** INSTRUCTIONS TO FOLLOW **
Reproduce all of the data below without alteration; exclude every picture.

** RECORDS FOR THE EXERCISE **
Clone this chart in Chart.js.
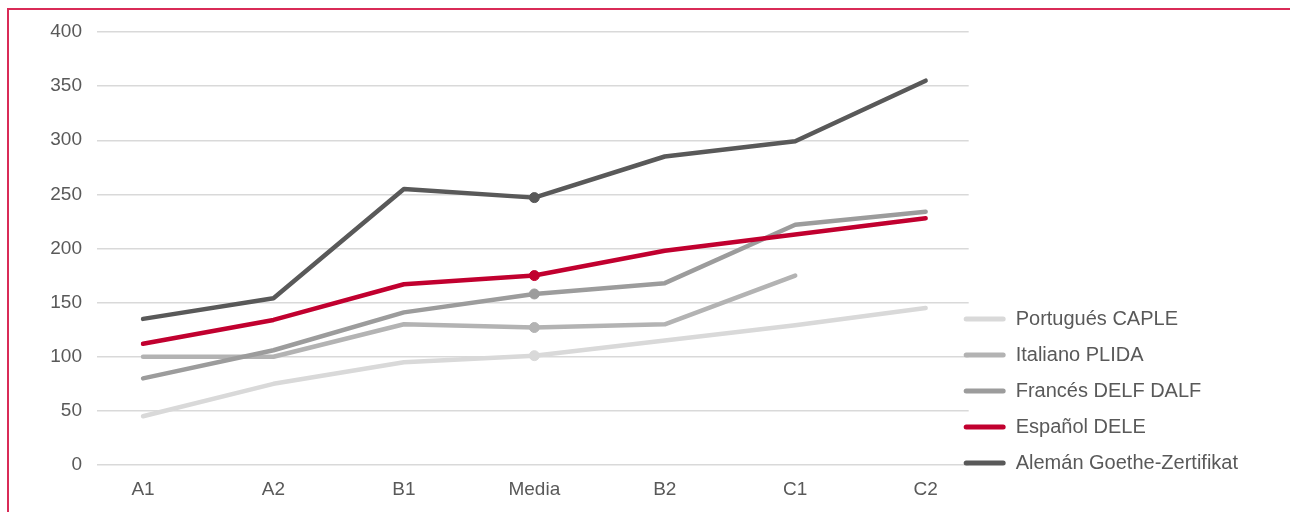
<!DOCTYPE html>
<html>
<head>
<meta charset="utf-8">
<script src="https://cdn.jsdelivr.net/npm/chart.js@4.4.1/dist/chart.umd.min.js"></script>
<style>
  html, body { margin: 0; padding: 0; background: #fff; }
  .frame {
    position: absolute; left: 7px; top: 8px;
    width: 1281px; height: 502px;
    border-top: 2px solid #d92b57; border-left: 2px solid #d92b57;
  }
  canvas { display: block; }
</style>
</head>
<body>
<div class="frame"><canvas id="chart" width="1281" height="502"></canvas></div>
<script>
'use strict';

// ── Données ──────────────────────────────────────────────────
const categories = ['A1', 'A2', 'B1', 'Media', 'B2', 'C1', 'C2'];
const yTicks     = [0, 50, 100, 150, 200, 250, 300, 350, 400];

const aleman    = [135, 154, 255, 247, 285, 299, 355];
const espanol   = [112, 134, 167, 175, 198, 213, 228];
const frances   = [80, 106, 141, 158, 168, 222, 234];
const italiano  = [100, 100, 130, 127, 130, 175, null];
const portugues = [45, 75, 95, 101, 115, 129, 145];

// index 0 dessiné au-dessus, légende inversée
const series = [
  { label: 'Alemán Goethe-Zertifikat', data: aleman,    color: '#595959' },
  { label: 'Español DELE',             data: espanol,   color: '#c1002f' },
  { label: 'Francés DELF DALF',        data: frances,   color: '#9c9c9c' },
  { label: 'Italiano PLIDA',           data: italiano,  color: '#b3b3b3' },
  { label: 'Portugués CAPLE',          data: portugues, color: '#d9d9d9' }
];

const TEXT = '#595959';
const FONT = '"Liberation Sans", Arial, sans-serif';

const datasets = series.map(s => ({
  label: s.label,
  data: s.data.map((v, i) => ({ x: i, y: v })),
  borderColor: s.color,
  backgroundColor: s.color,
  borderWidth: 4.5,
  borderCapStyle: 'round',
  borderJoinStyle: 'round',
  pointRadius: categories.map(c => c === 'Media' ? 5 : 0),
  pointBorderWidth: 1,
  pointHoverRadius: 0,
  spanGaps: false,
  tension: 0
}));

// la légende démarre un peu avant la fin de la zone du graphe
const shiftLegend = {
  id: 'shiftLegend',
  afterLayout(chart) {
    const lg = chart.legend;
    lg.left -= 21; lg.right -= 21;
    lg.top -= 12;  lg.bottom -= 12;
  }
};

new Chart(document.getElementById('chart'), {
  type: 'line',
  data: { datasets },
  plugins: [shiftLegend],
  options: {
    responsive: false,
    animation: false,
    devicePixelRatio: 1,
    layout: { padding: { left: 0, top: 22, right: 21, bottom: 11 } },
    scales: {
      x: {
        type: 'linear',
        min: -0.353,
        max: 6.33,
        grid: { display: false },
        border: { display: false },
        afterBuildTicks: scale => {
          scale.ticks = categories.map((c, i) => ({ value: i }));
        },
        ticks: {
          autoSkip: false,
          maxRotation: 0,
          padding: 5,
          color: TEXT,
          font: { family: FONT, size: 19 },
          callback: v => categories[v] ?? ''
        },
        afterFit: scale => { scale.height = 36; }
      },
      y: {
        min: yTicks[0],
        max: yTicks[yTicks.length - 1],
        grid: { color: '#d9d9d9', lineWidth: 1.5, drawTicks: false },
        border: { display: false },
        ticks: {
          stepSize: 50,
          padding: 15,
          color: TEXT,
          font: { family: FONT, size: 19 }
        },
        afterFit: scale => {
          scale.width = 88;
          scale.paddingTop = 0;
          scale.paddingBottom = 0;
        }
      }
    },
    plugins: {
      tooltip: { enabled: false },
      legend: {
        position: 'right',
        align: 'end',
        reverse: true,
        labels: {
          boxWidth: 42,
          boxHeight: 5,
          padding: 16,
          color: TEXT,
          font: { family: FONT, size: 20 },
          generateLabels: chart =>
            Chart.defaults.plugins.legend.labels.generateLabels(chart)
              .map(l => ({ ...l, lineWidth: 0, borderRadius: 2.5 }))
        }
      }
    }
  }
});
</script>
</body>
</html>
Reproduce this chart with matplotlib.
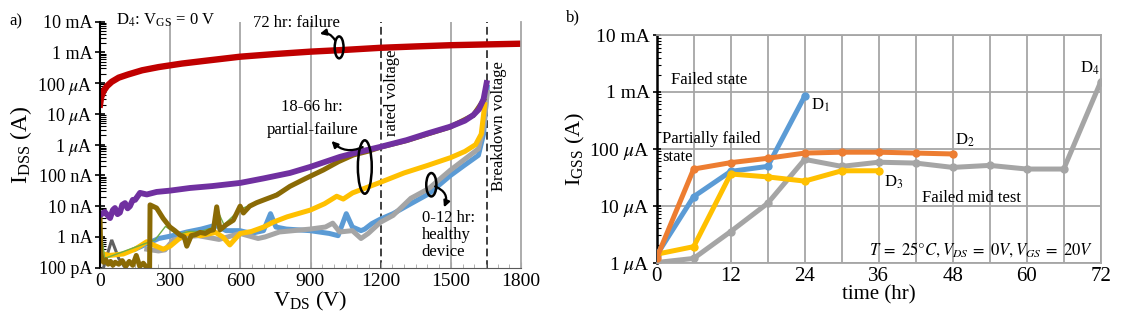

** WRITTEN RESPONSE **
Clone this chart in Chart.js.
<!DOCTYPE html>
<html>
<head>
<meta charset="utf-8">
<script src="https://cdn.jsdelivr.net/npm/chart.js@4.4.1/dist/chart.umd.min.js"></script>
<style>
  html, body { margin: 0; padding: 0; background: #fff; }
  .frame {
    position: absolute; left: 7px; top: 8px;
    width: 1281px; height: 502px;
    border-top: 2px solid #d92b57; border-left: 2px solid #d92b57;
  }
  canvas { display: block; }
</style>
</head>
<body>
<div class="frame"><canvas id="chart" width="1281" height="502"></canvas></div>
<script>
'use strict';

// ── Données ──────────────────────────────────────────────────
const categories = ['A1', 'A2', 'B1', 'Media', 'B2', 'C1', 'C2'];
const yTicks     = [0, 50, 100, 150, 200, 250, 300, 350, 400];

const aleman    = [135, 154, 255, 247, 285, 299, 355];
const espanol   = [112, 134, 167, 175, 198, 213, 228];
const frances   = [80, 106, 141, 158, 168, 222, 234];
const italiano  = [100, 100, 130, 127, 130, 175, null];
const portugues = [45, 75, 95, 101, 115, 129, 145];

// index 0 dessiné au-dessus, légende inversée
const series = [
  { label: 'Alemán Goethe-Zertifikat', data: aleman,    color: '#595959' },
  { label: 'Español DELE',             data: espanol,   color: '#c1002f' },
  { label: 'Francés DELF DALF',        data: frances,   color: '#9c9c9c' },
  { label: 'Italiano PLIDA',           data: italiano,  color: '#b3b3b3' },
  { label: 'Portugués CAPLE',          data: portugues, color: '#d9d9d9' }
];

const TEXT = '#595959';
const FONT = '"Liberation Sans", Arial, sans-serif';

const datasets = series.map(s => ({
  label: s.label,
  data: s.data.map((v, i) => ({ x: i, y: v })),
  borderColor: s.color,
  backgroundColor: s.color,
  borderWidth: 4.5,
  borderCapStyle: 'round',
  borderJoinStyle: 'round',
  pointRadius: categories.map(c => c === 'Media' ? 5 : 0),
  pointBorderWidth: 1,
  pointHoverRadius: 0,
  spanGaps: false,
  tension: 0
}));

// la légende démarre un peu avant la fin de la zone du graphe
const shiftLegend = {
  id: 'shiftLegend',
  afterLayout(chart) {
    const lg = chart.legend;
    lg.left -= 21; lg.right -= 21;
    lg.top -= 12;  lg.bottom -= 12;
  }
};

new Chart(document.getElementById('chart'), {
  type: 'line',
  data: { datasets },
  plugins: [shiftLegend],
  options: {
    responsive: false,
    animation: false,
    devicePixelRatio: 1,
    layout: { padding: { left: 0, top: 22, right: 21, bottom: 11 } },
    scales: {
      x: {
        type: 'linear',
        min: -0.353,
        max: 6.33,
        grid: { display: false },
        border: { display: false },
        afterBuildTicks: scale => {
          scale.ticks = categories.map((c, i) => ({ value: i }));
        },
        ticks: {
          autoSkip: false,
          maxRotation: 0,
          padding: 5,
          color: TEXT,
          font: { family: FONT, size: 19 },
          callback: v => categories[v] ?? ''
        },
        afterFit: scale => { scale.height = 36; }
      },
      y: {
        min: yTicks[0],
        max: yTicks[yTicks.length - 1],
        grid: { color: '#d9d9d9', lineWidth: 1.5, drawTicks: false },
        border: { display: false },
        ticks: {
          stepSize: 50,
          padding: 15,
          color: TEXT,
          font: { family: FONT, size: 19 }
        },
        afterFit: scale => {
          scale.width = 88;
          scale.paddingTop = 0;
          scale.paddingBottom = 0;
        }
      }
    },
    plugins: {
      tooltip: { enabled: false },
      legend: {
        position: 'right',
        align: 'end',
        reverse: true,
        labels: {
          boxWidth: 42,
          boxHeight: 5,
          padding: 16,
          color: TEXT,
          font: { family: FONT, size: 20 },
          generateLabels: chart =>
            Chart.defaults.plugins.legend.labels.generateLabels(chart)
              .map(l => ({ ...l, lineWidth: 0, borderRadius: 2.5 }))
        }
      }
    }
  }
});
</script>
</body>
</html>
Reproduce this chart with matplotlib.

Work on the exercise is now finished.